Metallic cover of the flight recorder box
The flight recorder box is designed to withstand extreme heat, violent plane crashes as well as immense pressure. The covering or outer armor of the flight recorder box is made out of heavy, stainless steel shell (Leyens & Peters 2003, p.78). This high temperature insulation material is often about 0.25 inches (or 0.64cm) thick. An aircraft usually has a couple of stainless steel shells with a heat-protective material between them. The stainless steel case has the ability to withstand extreme temperatures as high as 2,000°F (1,100°C) for about half an hour when the plane bursts into flames after a crash. The heavy stainless steel covering also serves to enable the flight recorder box to withstand pressure experienced at 6,000 meters (or 20,000 feet) underwater for 30 days (Science and Technology Department Carnegie Library of Pittsburgh 2002, p.145). The covering of the flight recorder box can also be made of titanium. Both stainless and titanium are only best suited for the black box and other components as opposed to being used to construct the entire plane because of their weight and high cost.
Bibliography:
LEHMHUS, D. (2013). Structural materials and processes in transportation. Wiley-VCH.

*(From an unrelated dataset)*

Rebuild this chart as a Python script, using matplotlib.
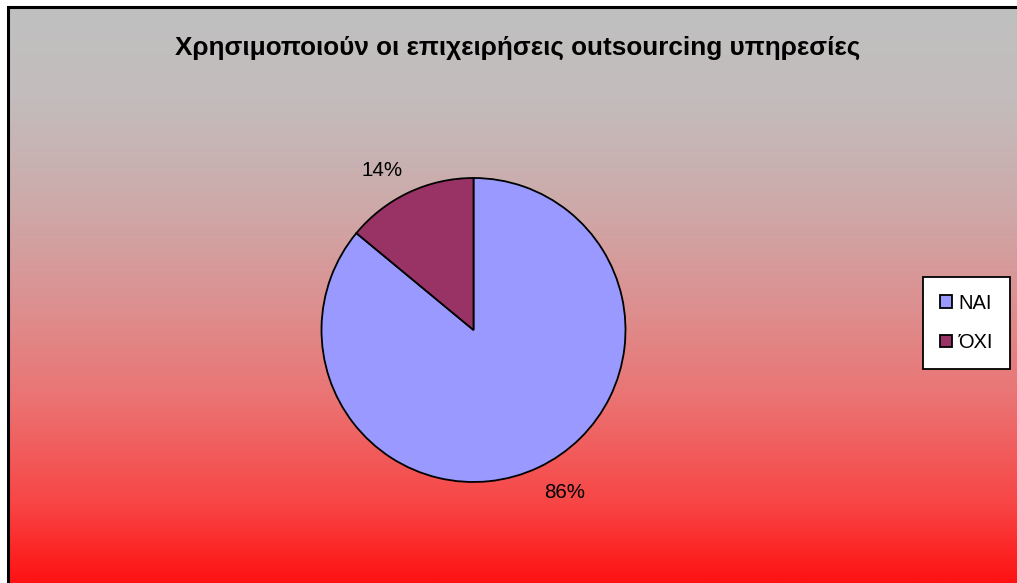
import numpy as np
import matplotlib
matplotlib.use("Agg")
import matplotlib.pyplot as plt
from matplotlib.colors import LinearSegmentedColormap
from matplotlib.patches import Rectangle

plt.rcParams['font.family'] = ['Liberation Sans', 'DejaVu Sans']

title = "Χρησιμοποιούν οι επιχειρήσεις outsourcing υπηρεσίες"
labels = ["ΝΑΙ", "ΌΧΙ"]
shares = [86, 14]
colors = ["#9999FF", "#993366"]

# background fill: silver at the top fading to red at the bottom
grad_stops = [
    (0.00, (192, 192, 192)),
    (0.16, (195, 188, 188)),
    (0.34, (205, 170, 170)),
    (0.51, (220, 145, 145)),
    (0.68, (235, 115, 115)),
    (0.86, (248, 70, 70)),
    (1.00, (255, 18, 18)),
]
bg_cmap = LinearSegmentedColormap.from_list(
    "bg", [(p, tuple(c / 255 for c in rgb)) for p, rgb in grad_stops])

W, H = 1017, 583
fig = plt.figure(figsize=(W / 100, H / 100), dpi=100)
fig.patch.set_facecolor("white")

# chart area (runs past the right and bottom edges)
x0, y_top = 8 / W, 1 - 7 / H
bg = fig.add_axes([x0, 0, 1 - x0 + 0.01, y_top])
bg.imshow(np.linspace(0, 1, 256).reshape(-1, 1), aspect="auto",
          cmap=bg_cmap, extent=[0, 1, 0, 1], origin="upper")
bg.set_xlim(0, 1)
bg.set_ylim(0, 1)
bg.axis("off")
fig.add_artist(Rectangle((x0, -0.02), 1.1, y_top + 0.02,
                         transform=fig.transFigure, fill=False,
                         edgecolor="black", linewidth=2.2, zorder=5))

fig.text(518 / W, 1 - 48 / H, title, ha="center", va="center",
         fontsize=18.8, fontweight="bold", color="black")

# pie
r_px = 152
cx, cy = 473.5, 330
ax = fig.add_axes([(cx - r_px) / W, 1 - (cy + r_px) / H,
                   2 * r_px / W, 2 * r_px / H])
wedges, _ = ax.pie(shares, colors=colors, startangle=90, counterclock=False,
                   wedgeprops=dict(edgecolor="black", linewidth=1.3))
ax.set_xlim(-1, 1)
ax.set_ylim(-1, 1)
ax.set_aspect("auto")
ax.axis("off")

# percentage labels outside each slice
pct_pos = [(565, 492), (382, 170)]
for (px, py), v in zip(pct_pos, shares):
    fig.text(px / W, 1 - py / H, f"{v}%", ha="center", va="center",
             fontsize=14.8, color="black")

leg = fig.legend(wedges, labels, loc="center",
                 bbox_to_anchor=(966.5 / W, 1 - 323 / H),
                 frameon=True, fancybox=False, fontsize=14.5,
                 handlelength=0.6, handleheight=0.6, handletextpad=0.35,
                 labelspacing=1.0, borderpad=0.85, borderaxespad=0)
leg.get_frame().set_edgecolor("black")
leg.get_frame().set_linewidth(1.3)
leg.get_frame().set_facecolor("white")
leg.get_frame().set_alpha(1)

fig.savefig("out.png", dpi=100)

LEYENS, C., & PETERS, M. (2003). Titanium and titanium alloys fundamentals and applications. Weinheim, Wiley-VCH.
LÜTJERING, G., & WILLIAMS, J. C. (2003). Titanium. Berlin [u.a.], Springer.
Science and Technology Department Carnegie Library of Pittsburgh. (2002). The handy science Answer Book. Detroit: Visible Ink Press.
VERLINDEN, B., & CAHN, R. W. (2007). Thermo-mechanical processing of metallic materials. Amsterdam, Pergamon.